More sophisticated content-based filtering systems go beyond article tags, and use natural language processing and other techniques to get a deeper understanding of both the story and the reader. The Washington Post’s Clavis tool is one good example.

Collaborative filtering

Collaborative filtering recommends content based on your past reading habits and other people like you. If an article is popular with readers like you, a collaborative filter is likely to recommend it. In the library example, a librarian who knows your interests are similar to another student can recommend you read books that the other student liked.

This method uses the reading history of one reader to recommend articles to another one who has the same preferences or reading history. So if you are consuming content related to technology, you will be recommended what other tech-geeks are reading on the web.

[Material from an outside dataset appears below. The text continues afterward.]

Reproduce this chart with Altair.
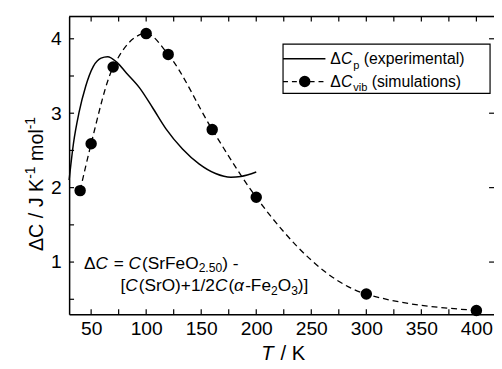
import altair as alt
import pandas as pd

# ---- data ----
sim_T = [40, 50, 70, 100, 120, 160, 200, 300, 400]
sim_C = [1.96, 2.59, 3.62, 4.07, 3.79, 2.78, 1.87, 0.57, 0.35]

exp_T = [30, 34, 39, 45, 52, 59, 65, 73, 82, 94, 106, 118, 133, 148, 163, 177, 186, 200]
exp_C = [2.1, 2.6, 3.01, 3.36, 3.63, 3.74, 3.76, 3.69, 3.54, 3.34, 3.07, 2.79, 2.52, 2.32,
         2.19, 2.14, 2.15, 2.21]

x_label_values = [50, 100, 150, 200, 250, 300, 350, 400]
x_tick_values = [50, 75, 100, 125, 150, 175, 200, 225, 250, 275, 300, 325, 350, 375, 400]
y_label_values = [1, 2, 3, 4]
y_tick_values = [0.5, 1.0, 1.5, 2.0, 2.5, 3.0, 3.5, 4.0]
y_right_tick_values = [1, 2, 3, 4]

FONT = "Liberation Sans"
W, H = 431, 302
TICK = 5

xs = alt.Scale(domain=[30, 416], nice=False, zero=False)
ys = alt.Scale(domain=[0.3, 4.3], nice=False, zero=False)

sim = pd.DataFrame({"T": sim_T, "C": sim_C})
exp = pd.DataFrame({"T": exp_T, "C": exp_C})
one = pd.DataFrame({"a": [0]})

xaxis = alt.Axis(values=x_label_values, ticks=False, tickSize=0, grid=False,
                 domainColor="black", domainWidth=1.5, labelFont=FONT, labelFontSize=19.5,
                 labelColor="black", labelPadding=6, labelFlush=False, labelOverlap=False,
                 title=None)
yaxis = alt.Axis(values=y_label_values, ticks=False, tickSize=0, grid=False,
                 domainColor="black", domainWidth=1.5, labelFont=FONT, labelFontSize=19.5,
                 labelColor="black", labelPadding=8, labelFlush=False, labelOverlap=False,
                 title=None)

exp_line = alt.Chart(exp).mark_line(color="black", strokeWidth=1.5, interpolate="monotone").encode(
    x=alt.X("T:Q", scale=xs, axis=xaxis),
    y=alt.Y("C:Q", scale=ys, axis=yaxis),
)
sim_line = alt.Chart(sim).mark_line(color="black", strokeWidth=1.3, strokeDash=[6, 4],
                                    interpolate="monotone").encode(
    x=alt.X("T:Q", scale=xs, axis=xaxis),
    y=alt.Y("C:Q", scale=ys, axis=yaxis),
)
sim_pts = alt.Chart(sim).mark_circle(color="black", size=135, opacity=1).encode(
    x=alt.X("T:Q", scale=xs, axis=xaxis),
    y=alt.Y("C:Q", scale=ys, axis=yaxis),
)

# inward ticks
xt = pd.DataFrame({"T": x_tick_values})
yt = pd.DataFrame({"C": y_tick_values})
yrt = pd.DataFrame({"C": y_right_tick_values})
bottom_ticks = alt.Chart(xt).mark_rule(color="black", strokeWidth=1.2).encode(
    x=alt.X("T:Q", scale=xs, axis=xaxis), y=alt.value(H), y2=alt.value(H - TICK))
top_ticks = alt.Chart(xt).mark_rule(color="black", strokeWidth=1.2).encode(
    x=alt.X("T:Q", scale=xs, axis=xaxis), y=alt.value(0), y2=alt.value(TICK))
left_ticks = alt.Chart(yt).mark_rule(color="black", strokeWidth=1.2).encode(
    y=alt.Y("C:Q", scale=ys, axis=yaxis), x=alt.value(0), x2=alt.value(TICK))
right_ticks = alt.Chart(yrt).mark_rule(color="black", strokeWidth=1.2).encode(
    y=alt.Y("C:Q", scale=ys, axis=yaxis), x=alt.value(W), x2=alt.value(W - TICK))
top_line = alt.Chart(one).mark_rule(color="black", strokeWidth=1.5).encode(
    x=alt.value(0), x2=alt.value(W), y=alt.value(0))

# ---- rich text helpers (Arial / Liberation Sans advance widths) ----
WID = {" ": .278, "(": .333, ")": .333, "[": .278, "]": .278, "+": .584, "-": .333,
       "=": .584, "/": .278, ".": .278, "A": .667, "C": .722, "F": .611, "J": .5,
       "K": .667, "O": .778, "S": .667, "T": .611, "a": .556, "b": .556, "e": .556,
       "i": .222, "l": .222, "m": .833, "n": .556, "o": .556, "p": .556, "r": .333,
       "s": .5, "t": .278, "u": .556, "v": .5, "x": .5, "Δ": .668, "α": .578}


def tw(s, fs):
    return sum(WID.get(ch, 0.556) for ch in s) * fs


def rich(runs, x0, y0, fs, angle=None, sub_off=0.28):
    layers = []
    pos = 0.0
    for txt, st in runs:
        if st == "sub":
            f, off, style = fs * 0.7, fs * sub_off, "normal"
        elif st == "sup":
            f, off, style = fs * 0.7, -fs * 0.38, "normal"
        elif st == "i":
            f, off, style = fs, 0.0, "italic"
        else:
            f, off, style = fs, 0.0, "normal"
        lead = len(txt) - len(txt.lstrip(" "))
        shown = txt.strip(" ")
        if shown:
            start = pos + tw(" " * lead, f)
            if angle is None:
                px, py = x0 + start, y0 + off
                kw = {}
            else:
                px, py = x0 + off, y0 - start
                kw = {"angle": angle}
            layers.append(
                alt.Chart(one).mark_text(text=shown, font=FONT, fontSize=f, fontStyle=style,
                                         align="left", baseline="alphabetic", color="black",
                                         **kw)
                .encode(x=alt.value(px), y=alt.value(py)))
        pos += tw(txt, f)
        if st == "i":
            pos += 0.06 * f  # italic overhang
    return layers


texts = []
# axis titles
texts += rich([("T", "i"), (" / K", "n")], 195, 348, 20.5)
texts += rich([("ΔC / J K", "n"), ("-1", "sup"), (" mol", "n"), ("-1", "sup")],
              -27, 238, 20, angle=270)
# annotation
texts += rich([("Δ", "n"), ("C", "i"), (" = ", "n"), ("C", "i"), ("(SrFeO", "n"),
               ("2.50", "sub"), (") -", "n")], 15, 256, 17.5, sub_off=0.2)
texts += rich([("[", "n"), ("C", "i"), ("(SrO)+1/2", "n"), ("C", "i"), ("(", "n"),
               ("α", "i"), ("-Fe", "n"), ("2", "sub"), ("O", "n"), ("3", "sub"),
               (")]", "n")], 52, 278, 17.5)

# legend
LX0, LX1, LY0, LY1 = 217, 427, 28, 78
legend_box = alt.Chart(one).mark_rect(fill="white", stroke="black", strokeWidth=1.2).encode(
    x=alt.value(LX0), x2=alt.value(LX1), y=alt.value(LY0), y2=alt.value(LY1))
leg_solid = alt.Chart(one).mark_rule(color="black", strokeWidth=1.5).encode(
    x=alt.value(LX0), x2=alt.value(260), y=alt.value(43))
leg_dash = alt.Chart(one).mark_rule(color="black", strokeWidth=1.3, strokeDash=[5, 4]).encode(
    x=alt.value(LX0), x2=alt.value(260), y=alt.value(66))
leg_pt = alt.Chart(one).mark_circle(color="black", size=135, opacity=1).encode(
    x=alt.value(239), y=alt.value(66))
texts += rich([("Δ", "n"), ("C", "i"), ("p", "sub"), (" (experimental)", "n")], 265, 48.5, 16)
texts += rich([("Δ", "n"), ("C", "i"), ("vib", "sub"), (" (simulations)", "n")], 265, 71.5, 16)

chart = alt.layer(
    exp_line, sim_line, sim_pts,
    bottom_ticks, top_ticks, left_ticks, right_ticks, top_line,
    legend_box, leg_solid, leg_dash, leg_pt,
    *texts,
).properties(
    width=W, height=H,
    autosize=alt.AutoSizeParams(type="none"),
    padding={"left": 62, "top": 6, "right": 0, "bottom": 50},
).configure_view(stroke=None).configure(background="white")

chart.save("out.html", embed_options={"renderer": "svg", "actions": False})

Hybrid filtering and the New York Times' system

Many recommendation systems combine content-based filtering with collaborative filtering to produce what’s known as the hybrid-filtering system. Hybrid systems base their recommendations on both the content of the article, as well as who is reading that article and how popular it is.

While researching this post, I came across an explainer of the New York Times' system by Alexander Spangher, a data-scientist at NYT, that helped me to understand how it works. The first thing to note is that hybrids help frequently make better recommendations than content-based or collaborative filters alone, which is why they power many news recommendation engines.

The NYT uses a natural language processing technique called Latent Dirichlet Allocation that allows computers to figure out what an article is about by counting the number of times a particular word appears and comparing that count to other articles, according to Spangher's post. LDA can also help weigh how much of an article is devoted to a particular topic, which allows the system to categorize an article, for instance, as 50% global warming and 40% politics.

 

Latent Dirichlet Allocation is a topic-modelling technique that helps computers figure out what a piece of content is about. (Source: Communications of the ACM)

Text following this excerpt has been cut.